In Landers v. Quality Communications (9th Cir. 12-15890-1/26/15), the Court of Appeal affirmed the district court’s order dismissing plaintiff’s complaint pursuant to Rule 8 of the Federal Rules of Civil Procedure finding that it is not enough for a complaint under the FLSA merely to generally allege that the employer violated wage and overtime laws. Rather, the allegations in the complaint must plausibly state a claim that the employer failed to pay minimum wages or overtime wages. Bell Atlantic Corp. v. Twombly, 500 U.S. 544 (2007) and Ashcroft v. Iqbal, 556 U.S. 662 (2009).
Landers’ complaint alleged that he was employed by Quality in its cable division, that his employment was subject to the FLSA’s minimum wage and overtime pay requirements, and that he was subject to a “de facto piecework no overtime” wage system, whereby he worked in excess of forty hours per week without being compensated for his overtime. Landers further generally alleged that the defendants failed to pay minimum wages or overtime wages for the hours worked, and that the defendants falsified payroll records to conceal their failure to pay required wages.
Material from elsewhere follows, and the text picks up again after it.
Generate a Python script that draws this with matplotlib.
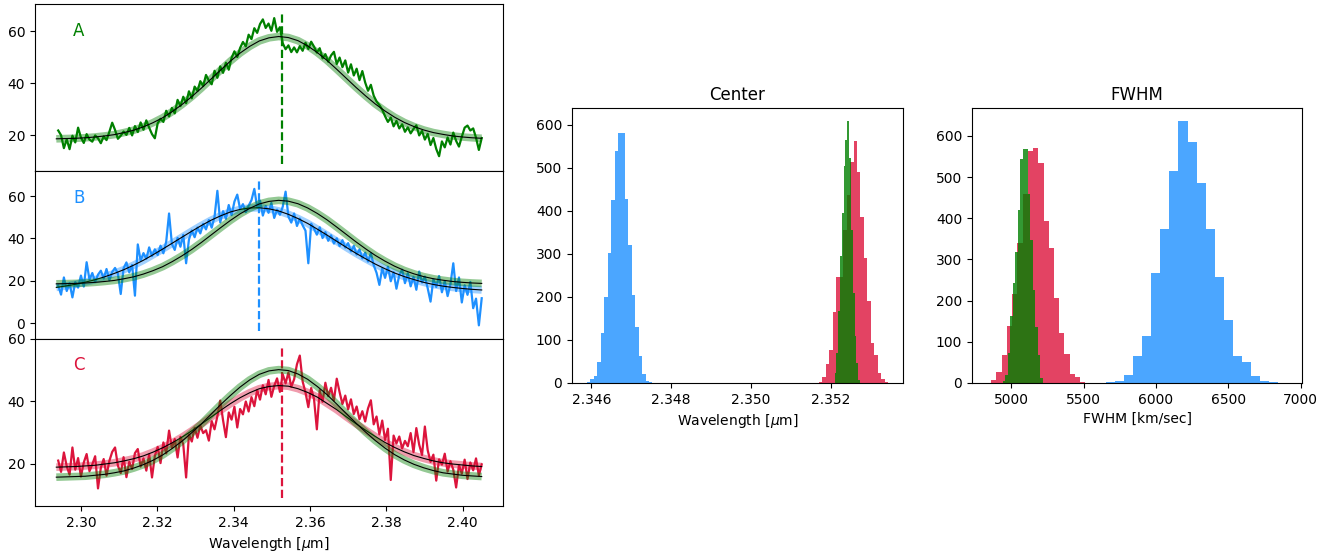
import numpy as np
import matplotlib
matplotlib.use("Agg")
import matplotlib.pyplot as plt

wave_lo, wave_hi = 2.294, 2.405

spec_a = [21.8, 20.0, 15.0, 18.4, 14.6, 19.8, 17.2, 22.9, 19.1, 17.0,
          20.4, 18.3, 17.5, 19.9, 18.8, 16.9, 19.5, 18.1, 21.3, 24.8,
          22.0, 18.6, 19.8, 21.4, 20.1, 22.8, 19.9, 23.5, 21.2, 24.9,
          22.1, 25.7, 22.9, 20.4, 18.8, 24.6, 26.3, 25.1, 29.4, 27.2,
          30.5, 28.4, 33.6, 31.2, 34.8, 32.3, 36.9, 34.2, 38.7, 37.0,
          40.8, 38.9, 43.2, 41.0, 39.6, 44.8, 42.1, 46.5, 44.0, 47.9,
          45.2, 49.8, 52.3, 50.1, 53.6, 55.9, 54.2, 58.7, 57.0, 61.2,
          59.4, 62.8, 64.6, 61.3, 63.0, 60.2, 65.1, 59.8, 61.6, 55.4,
          53.1, 54.6, 52.0, 53.8, 51.9, 54.3, 52.5, 55.6, 53.2, 56.0,
          54.1, 51.8, 53.5, 49.6, 51.2, 48.3, 50.7, 52.1, 47.4, 49.9,
          46.2, 48.8, 44.1, 47.3, 43.0, 45.6, 41.2, 44.7, 40.3, 37.1,
          39.4, 35.2, 33.0, 31.6, 29.8, 27.3, 25.1, 26.8, 23.4, 25.5,
          22.6, 24.2, 21.3, 23.0, 20.7, 22.4, 23.8, 19.9, 21.6, 18.3,
          20.5, 16.2, 18.9, 14.7, 11.9, 17.6, 15.3, 19.1, 16.4, 21.0,
          17.8, 15.6, 19.4, 22.9, 23.7, 21.8, 22.6, 19.0, 14.3, 18.9]

spec_b = [17.8, 13.5, 21.6, 15.2, 18.9, 12.2, 19.4, 16.8, 22.5, 17.3,
          28.8, 20.6, 23.7, 19.5, 22.9, 24.8, 21.1, 25.6, 20.3, 24.2,
          26.1, 23.4, 13.8, 25.9, 28.7, 24.0, 27.5, 13.0, 37.2, 29.6,
          33.1, 30.4, 35.8, 31.7, 34.9, 32.2, 36.6, 33.0, 38.5, 51.8,
          37.4, 34.6, 40.3, 36.1, 41.7, 28.3, 39.5, 43.8, 40.6, 45.2,
          42.4, 46.9, 44.3, 48.7, 45.1, 50.2, 62.5, 47.6, 52.9, 49.3,
          55.8, 51.0, 57.4, 60.7, 53.9, 56.2, 52.4, 55.5, 58.1, 63.4,
          54.7, 57.9, 50.8, 55.3, 52.1, 56.8, 49.7, 53.6, 51.2, 55.0,
          62.1, 50.3, 47.5, 51.8, 45.9, 49.4, 46.2, 43.7, 28.3, 47.0,
          44.6, 41.8, 45.3, 40.2, 43.0, 38.9, 41.5, 37.6, 40.1, 36.4,
          39.2, 35.7, 37.8, 33.9, 36.5, 32.4, 34.8, 30.6, 33.3, 29.1,
          33.0, 27.4, 23.8, 18.1, 25.9, 21.4, 26.7, 19.8, 24.1, 16.3,
          22.7, 25.3, 18.9, 23.6, 17.4, 21.9, 15.8, 24.4, 19.2, 22.0,
          16.5, 10.2, 20.8, 17.1, 22.3, 14.6, 19.9, 12.8, 18.4, 28.3,
          15.2, 21.6, 9.8, 17.9, 13.4, 19.5, 7.1, 11.6, -1.0, 11.8]

spec_c = [21.0, 17.4, 23.6, 19.2, 16.5, 25.2, 18.1, 21.8, 15.9, 20.4,
          23.1, 17.6, 19.8, 22.4, 12.1, 18.7, 21.5, 16.2, 20.9, 23.8,
          25.2, 19.4, 17.0, 22.1, 15.7, 20.6, 18.3, 23.4, 24.7, 19.1,
          21.7, 17.8, 23.0, 15.6, 22.5, 25.4, 20.2, 26.8, 23.3, 30.6,
          25.1, 27.9, 22.0, 28.6, 26.2, 15.6, 29.4, 27.1, 31.5, 28.3,
          32.2, 29.8, 30.7, 27.4, 33.6, 31.0, 35.2, 40.2, 33.9, 28.5,
          36.4, 34.1, 38.2, 31.6, 37.5, 35.8, 39.9, 36.7, 41.3, 38.4,
          43.6, 40.5, 45.1, 42.2, 46.8, 41.4, 44.9, 47.3, 43.0, 48.6,
          45.7, 49.2, 44.6, 47.0, 51.8, 54.6, 46.3, 42.8, 38.1, 44.2,
          40.7, 31.0, 43.5, 39.8, 45.9, 41.6, 44.3, 40.2, 47.2, 42.9,
          39.1, 41.8, 37.4, 40.6, 35.9, 38.3, 34.2, 36.8, 33.5, 37.7,
          40.3, 32.6, 35.1, 29.4, 33.8, 27.6, 31.2, 14.8, 29.0, 26.5,
          28.7, 24.9, 27.3, 25.6, 29.8, 23.7, 31.4, 26.1, 22.8, 31.9,
          24.3, 20.6, 22.9, 14.6, 21.4, 19.7, 23.2, 17.5, 20.8, 18.1,
          12.4, 19.6, 16.8, 21.3, 15.1, 20.4, 17.9, 21.7, 16.2, 19.8]

# best fit profiles, read every 0.0025 um
fit_a = [18.6, 18.7, 18.8, 19.0, 19.3, 19.7, 20.2, 21.0, 21.9, 23.2, 24.8, 26.7,
         29.1, 31.8, 34.8, 38.1, 41.6, 45.1, 48.5, 51.6, 54.2, 56.3, 57.5, 58.0,
         57.6, 56.4, 54.4, 51.8, 48.8, 45.4, 41.9, 38.4, 35.1, 32.0, 29.3, 26.9,
         24.9, 23.3, 22.0, 21.0, 20.3, 19.7, 19.3, 19.0, 18.8]
fit_b = [16.9, 17.6, 18.4, 19.4, 20.5, 21.9, 23.5, 25.3, 27.4, 29.7, 32.3, 35.0,
         37.8, 40.6, 43.4, 46.1, 48.6, 50.7, 52.5, 53.7, 54.4, 54.5, 54.0, 53.0,
         51.4, 49.4, 47.1, 44.4, 41.6, 38.7, 35.8, 33.0, 30.4, 27.9, 25.7, 23.7,
         22.0, 20.6, 19.3, 18.3, 17.5, 16.9, 16.4, 16.0, 15.7]
fit_c_green = [15.7, 15.8, 15.9, 16.0, 16.3, 16.6, 17.1, 17.7, 18.6, 19.7, 21.1, 22.8,
               24.9, 27.2, 29.9, 32.7, 35.8, 38.9, 41.8, 44.5, 46.8, 48.6, 49.7, 50.1,
               49.8, 48.7, 47.0, 44.7, 42.1, 39.1, 36.0, 33.0, 30.1, 27.4, 25.0, 22.9,
               21.2, 19.8, 18.7, 17.8, 17.1, 16.7, 16.3, 16.1, 15.9]
fit_c_red = [18.9, 19.0, 19.1, 19.3, 19.5, 19.9, 20.3, 20.9, 21.6, 22.5, 23.7, 25.1,
             26.7, 28.5, 30.5, 32.7, 34.9, 37.1, 39.2, 41.1, 42.7, 44.0, 44.7, 45.0,
             44.8, 44.0, 42.8, 41.3, 39.3, 37.3, 35.0, 32.8, 30.7, 28.7, 26.8, 25.2,
             23.8, 22.6, 21.7, 20.9, 20.3, 19.9, 19.6, 19.3, 19.1]

# line centres and the extent of the dashed markers
centers = [2.3526, 2.3467, 2.3527]
vline_lo = [9.0, -3.7, 8.9]
vline_hi = [67.6, 68.1, 57.5]

# histograms of the posterior samples (counts per bin)
cen_blue = [3, 10, 17, 48, 116, 200, 302, 425, 538, 581, 581, 427, 320, 205, 131, 62, 22, 5, 2]
cen_blue_range = (2.34589, 2.34753)
cen_red = [3, 15, 45, 77, 164, 245, 245, 355, 436, 512, 561, 489, 386, 290, 191, 93, 65, 23, 10, 3]
cen_red_range = (2.35171, 2.35344)
cen_green = [23, 70, 166, 295, 395, 503, 563, 608, 523, 355, 208, 108, 46, 8]
cen_green_range = (2.35210, 2.35274)

fw_blue = [3, 6, 20, 66, 115, 267, 374, 515, 636, 585, 485, 374, 258, 153, 66, 52, 16, 6, 3]
fw_blue_range = (5655, 6844)
fw_red = [8, 27, 69, 139, 216, 340, 460, 563, 570, 533, 393, 327, 206, 121, 71, 23, 15, 3]
fw_red_range = (4862, 5512)
fw_green = [6, 20, 73, 162, 242, 319, 420, 545, 569, 567, 460, 347, 226, 137, 69, 12]
fw_green_range = (4942, 5218)

GREEN = 'green'
BLUE = 'dodgerblue'
RED = 'crimson'

fig = plt.figure(figsize=(13.42, 5.54), dpi=100)
gs = fig.add_gridspec(3, 1, left=0.0261, right=0.3748, bottom=0.0866, top=0.9928, hspace=0)
ax_a = fig.add_subplot(gs[0])
ax_b = fig.add_subplot(gs[1], sharex=ax_a)
ax_c = fig.add_subplot(gs[2], sharex=ax_a)

fit_x = np.linspace(2.2935, wave_hi, len(fit_a))


def draw_fit(ax, values, color):
    ax.plot(fit_x, values, color=color, lw=5.5, alpha=0.42, solid_capstyle='butt')
    ax.plot(fit_x, values, color='k', lw=0.8)


panels = [(ax_a, spec_a, GREEN, 'A'), (ax_b, spec_b, BLUE, 'B'), (ax_c, spec_c, RED, 'C')]
for k, (ax, spec, col, name) in enumerate(panels):
    x = np.linspace(wave_lo, wave_hi, len(spec))
    ax.plot(x, spec, color=col, lw=1.6)
    ax.vlines(centers[k], vline_lo[k], vline_hi[k], colors=col, linestyles='--', lw=1.6)
    ax.text(0.094, 0.84, name, color=col, fontsize=12, transform=ax.transAxes,
            ha='center', va='center')

draw_fit(ax_a, fit_a, GREEN)
draw_fit(ax_b, fit_b, BLUE)
draw_fit(ax_b, fit_a, GREEN)
draw_fit(ax_c, fit_c_red, RED)
draw_fit(ax_c, fit_c_green, GREEN)

ax_a.set_yticks([20, 40, 60])
ax_b.set_yticks([0, 20, 40, 60])
ax_c.set_yticks([20, 40, 60])
for ax in (ax_a, ax_b):
    ax.tick_params(axis='x', which='both', bottom=False, labelbottom=False)
ax_c.set_xticks([2.30, 2.32, 2.34, 2.36, 2.38, 2.40])
ax_c.set_xlabel(r'Wavelength [$\mu$m]')

# centre histogram
ax_cen = fig.add_axes([0.4262, 0.3087, 0.2467, 0.4964])
for counts, rng, col in [(cen_blue, cen_blue_range, BLUE),
                         (cen_red, cen_red_range, RED),
                         (cen_green, cen_green_range, GREEN)]:
    edges = np.linspace(rng[0], rng[1], len(counts) + 1)
    ax_cen.hist(edges[:-1], bins=edges, weights=counts, color=col, alpha=0.8)
ax_cen.set_xticks([2.346, 2.348, 2.350, 2.352])
ax_cen.set_yticks([0, 100, 200, 300, 400, 500, 600])
ax_cen.set_title('Center')
ax_cen.set_xlabel(r'Wavelength [$\mu$m]')

# FWHM histogram
ax_fw = fig.add_axes([0.7243, 0.3087, 0.2459, 0.4964])
for counts, rng, col in [(fw_blue, fw_blue_range, BLUE),
                         (fw_red, fw_red_range, RED),
                         (fw_green, fw_green_range, GREEN)]:
    edges = np.linspace(rng[0], rng[1], len(counts) + 1)
    ax_fw.hist(edges[:-1], bins=edges, weights=counts, color=col, alpha=0.8)
ax_fw.set_xlim(4729, 7009)
ax_fw.set_xticks([5000, 5500, 6000, 6500, 7000])
ax_fw.set_yticks([0, 100, 200, 300, 400, 500, 600])
ax_fw.set_title('FWHM')
ax_fw.set_xlabel('FWHM [km/sec]')

fig.savefig('out.png', dpi=100)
Notably absent from the allegations in Landers’ complaint was any detail regarding a given workweek in which Landers worked in excess of forty hours and was not paid overtime for that given workweek and/or was not paid minimum wages.
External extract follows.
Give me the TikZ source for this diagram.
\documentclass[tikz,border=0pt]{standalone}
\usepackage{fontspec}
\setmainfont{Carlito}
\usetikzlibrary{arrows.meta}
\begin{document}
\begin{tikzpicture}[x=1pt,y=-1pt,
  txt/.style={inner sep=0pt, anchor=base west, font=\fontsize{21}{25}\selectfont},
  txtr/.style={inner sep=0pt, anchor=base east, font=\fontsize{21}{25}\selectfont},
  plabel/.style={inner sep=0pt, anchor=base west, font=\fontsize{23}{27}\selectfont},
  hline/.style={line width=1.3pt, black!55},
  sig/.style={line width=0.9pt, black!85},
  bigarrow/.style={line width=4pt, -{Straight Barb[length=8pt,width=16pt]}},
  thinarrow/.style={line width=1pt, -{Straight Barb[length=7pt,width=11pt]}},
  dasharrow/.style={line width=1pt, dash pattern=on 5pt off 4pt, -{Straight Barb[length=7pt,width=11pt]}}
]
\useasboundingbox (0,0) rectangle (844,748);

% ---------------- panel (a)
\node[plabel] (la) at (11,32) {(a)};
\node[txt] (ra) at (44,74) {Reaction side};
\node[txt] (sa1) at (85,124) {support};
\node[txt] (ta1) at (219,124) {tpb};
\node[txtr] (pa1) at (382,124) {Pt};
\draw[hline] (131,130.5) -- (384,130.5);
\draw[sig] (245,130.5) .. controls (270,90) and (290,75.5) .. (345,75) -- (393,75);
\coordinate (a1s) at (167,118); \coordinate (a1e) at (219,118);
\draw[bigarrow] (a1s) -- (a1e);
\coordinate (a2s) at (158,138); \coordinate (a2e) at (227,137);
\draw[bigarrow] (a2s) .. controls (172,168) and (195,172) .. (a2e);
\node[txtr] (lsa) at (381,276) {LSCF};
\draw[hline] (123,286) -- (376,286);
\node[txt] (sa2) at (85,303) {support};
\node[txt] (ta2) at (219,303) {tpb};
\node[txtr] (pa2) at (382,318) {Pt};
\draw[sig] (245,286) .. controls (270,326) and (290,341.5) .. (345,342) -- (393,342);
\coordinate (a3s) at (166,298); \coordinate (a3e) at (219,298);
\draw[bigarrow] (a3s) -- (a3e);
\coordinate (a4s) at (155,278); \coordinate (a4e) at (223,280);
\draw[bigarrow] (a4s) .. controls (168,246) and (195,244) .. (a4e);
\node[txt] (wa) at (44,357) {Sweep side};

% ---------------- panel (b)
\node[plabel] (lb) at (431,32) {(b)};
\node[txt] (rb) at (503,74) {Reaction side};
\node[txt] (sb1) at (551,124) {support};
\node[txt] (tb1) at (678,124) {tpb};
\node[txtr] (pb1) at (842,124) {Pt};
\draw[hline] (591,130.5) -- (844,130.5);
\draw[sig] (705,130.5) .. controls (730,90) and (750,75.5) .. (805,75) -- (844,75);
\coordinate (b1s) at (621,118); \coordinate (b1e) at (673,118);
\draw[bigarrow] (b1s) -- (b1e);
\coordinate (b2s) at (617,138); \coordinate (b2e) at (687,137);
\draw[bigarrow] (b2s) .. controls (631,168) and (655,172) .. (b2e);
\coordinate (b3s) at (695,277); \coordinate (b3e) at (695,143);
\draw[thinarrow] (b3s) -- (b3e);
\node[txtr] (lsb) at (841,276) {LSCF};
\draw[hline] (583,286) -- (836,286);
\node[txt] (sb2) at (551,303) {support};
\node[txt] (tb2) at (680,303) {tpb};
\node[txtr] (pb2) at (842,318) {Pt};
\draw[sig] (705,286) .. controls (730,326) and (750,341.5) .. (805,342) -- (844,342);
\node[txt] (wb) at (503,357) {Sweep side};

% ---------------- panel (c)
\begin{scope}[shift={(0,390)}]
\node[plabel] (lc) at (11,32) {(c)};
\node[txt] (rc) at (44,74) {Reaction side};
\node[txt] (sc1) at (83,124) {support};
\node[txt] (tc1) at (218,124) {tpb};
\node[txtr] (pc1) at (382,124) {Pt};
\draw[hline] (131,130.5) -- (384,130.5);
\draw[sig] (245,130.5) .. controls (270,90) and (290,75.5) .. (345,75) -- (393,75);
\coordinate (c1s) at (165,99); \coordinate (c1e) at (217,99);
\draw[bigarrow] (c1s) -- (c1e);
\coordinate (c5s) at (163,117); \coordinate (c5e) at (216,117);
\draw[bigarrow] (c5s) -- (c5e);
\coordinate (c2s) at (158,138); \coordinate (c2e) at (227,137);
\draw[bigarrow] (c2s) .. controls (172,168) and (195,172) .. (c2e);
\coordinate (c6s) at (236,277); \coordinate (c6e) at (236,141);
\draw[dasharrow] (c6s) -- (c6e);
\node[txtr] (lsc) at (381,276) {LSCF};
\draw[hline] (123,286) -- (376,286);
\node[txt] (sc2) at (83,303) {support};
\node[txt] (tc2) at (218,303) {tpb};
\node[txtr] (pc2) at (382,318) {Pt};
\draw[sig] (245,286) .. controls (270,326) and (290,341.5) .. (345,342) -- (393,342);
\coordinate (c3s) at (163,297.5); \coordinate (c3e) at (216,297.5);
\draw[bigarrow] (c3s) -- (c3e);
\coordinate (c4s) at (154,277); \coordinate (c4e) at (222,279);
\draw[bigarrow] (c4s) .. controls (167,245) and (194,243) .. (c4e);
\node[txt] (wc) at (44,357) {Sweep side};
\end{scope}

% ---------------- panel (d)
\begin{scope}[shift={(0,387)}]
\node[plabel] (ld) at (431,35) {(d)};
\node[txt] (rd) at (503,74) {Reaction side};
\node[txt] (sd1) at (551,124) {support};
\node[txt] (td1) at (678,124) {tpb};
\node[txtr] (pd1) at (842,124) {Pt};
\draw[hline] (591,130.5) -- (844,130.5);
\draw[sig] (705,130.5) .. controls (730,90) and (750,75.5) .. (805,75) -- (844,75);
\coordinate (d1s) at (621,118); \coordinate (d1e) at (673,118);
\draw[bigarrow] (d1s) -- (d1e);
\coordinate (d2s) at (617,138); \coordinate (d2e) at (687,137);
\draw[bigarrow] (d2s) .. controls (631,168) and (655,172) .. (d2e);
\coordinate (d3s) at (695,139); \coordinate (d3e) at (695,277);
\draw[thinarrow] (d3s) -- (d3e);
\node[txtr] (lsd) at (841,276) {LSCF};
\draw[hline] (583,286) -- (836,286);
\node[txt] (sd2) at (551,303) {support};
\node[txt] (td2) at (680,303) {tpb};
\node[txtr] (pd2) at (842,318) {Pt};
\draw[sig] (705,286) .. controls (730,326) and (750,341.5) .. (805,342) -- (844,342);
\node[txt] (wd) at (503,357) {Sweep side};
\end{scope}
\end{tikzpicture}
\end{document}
This case affirms that an employee asserting a claim to overtime payments must allege facts that he/she worked more than forty hours in a given workweek without being compensated for the hours worked in excess of forty during that week. “Although plaintiffs in these types of cases cannot be expected to allege with mathematical precision the amount of overtime compensation owed by the employer, they should be able to allege facts demonstrating there was at least one workweek in which they worked in excess of forty hours and were not paid overtime wages.”